Trace Expansion: The GL free energy is expanded to quadratic order in the order parameter. The key term involves the trace of projectors onto low-energy bands, $\text{Tr}[P_{\mathbf{k}} T P_{-\mathbf{k}-\mathbf{q}} T^{-1}]$ . In the absence of TRS, this trace is evaluated as $\text{Tr}[P_{\mathbf{k}, \bar{\alpha}} P_{\mathbf{k}+\mathbf{q}, -\bar{\alpha}}]$ , representing a separation in both momentum and the $\alpha$ parameter.
Model Application: The formalism is applied to a specific tight-binding model on a bipartite lattice with three atoms per unit cell (A, B, C) featuring $IT$ symmetry (inversion combined with time-reversal). The model includes a magnetic flux pattern to break TRS.

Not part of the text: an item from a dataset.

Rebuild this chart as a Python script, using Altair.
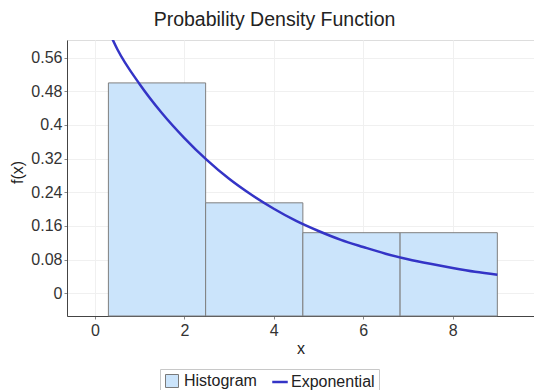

Key Contributions and Results

Quantum Geometric Lifshitz Invariant: The paper demonstrates that in multi-band superconductors, the Lifshitz invariant receives a contribution from the off-diagonal components of the extended quantum metric, specifically the $g_{i\alpha}$ terms. This contribution arises from the coupling between momentum derivatives and the TRS-breaking parameter $\alpha$ .
Dominance in Flat Bands: In the limit of flat bands, this quantum geometric contribution to the Lifshitz invariant becomes the dominant term, whereas in dispersive bands, it is typically subleading to spectral asymmetry effects.
Helical Wavevector: The authors derive an expression for the helical wavevector $q_0$ (the momentum minimizing the free energy) which is purely determined by the integrated quantum geometry:
$q_0 = -2\bar{\alpha} \left[ \int g_{ij}(\mathbf{k}) d\mathbf{k} \right]^{-1} \left[ \int g_{i\alpha}(\mathbf{k}) d\mathbf{k} \right]$
Crucially, in the flat-band limit, this $q_0$ is independent of temperature, distinguishing it from dispersive cases where $q_0$ typically scales with temperature.
Bipartite Model Analysis: Applying the theory to the 1D bipartite model, the authors show that the helical wavevector depends on the hopping amplitudes and the magnetic flux. In specific limits (e.g., vanishing diagonal hoppings), the wavevector relates directly to the phase of the hopping terms, even in the absence of net magnetic flux through local loops, due to the gauge structure of the flat band.
Generalization to Density Waves: The authors extend the formalism to charge density waves (CDW) and pair density waves (PDW). They show that deviations from "quantum geometric nesting" (a condition where the nesting vector perfectly aligns with the quantum geometry) can be treated analogously to TRS breaking in superconductors, leading to commensurate-incommensurate transitions driven by mixed quantum geometry.

Significance and Claims
The paper claims to resolve the problem of how TRS breaking in the normal-state wavefunctions influences superconducting order in flat-band systems. By extending quantum geometry to include a perturbative TRS-breaking parameter, the authors provide a unified framework to compute the Lifshitz invariant and helical wavevector without relying on dispersive spectral asymmetries.

The authors suggest that this formalism is particularly relevant for flat-band systems where TRS is broken, such as twisted and rhombohedral multilayer graphene, especially in phases with valley polarization or under strain. They note that while ideal systems may preserve symmetries that vanish the Lifshitz invariant, perturbations (like strain or Zeeman fields) can activate these quantum geometric terms. The work also highlights that mixed quantum geometry can characterize transitions in density wave states and unconventional superconducting order parameters involving intersite pairing, provided suitable symmetry conditions are met. The paper does not propose specific new experiments but identifies theoretical signatures (temperature-independent helical wavevectors) that could distinguish quantum geometric effects from conventional dispersive effects in candidate materials.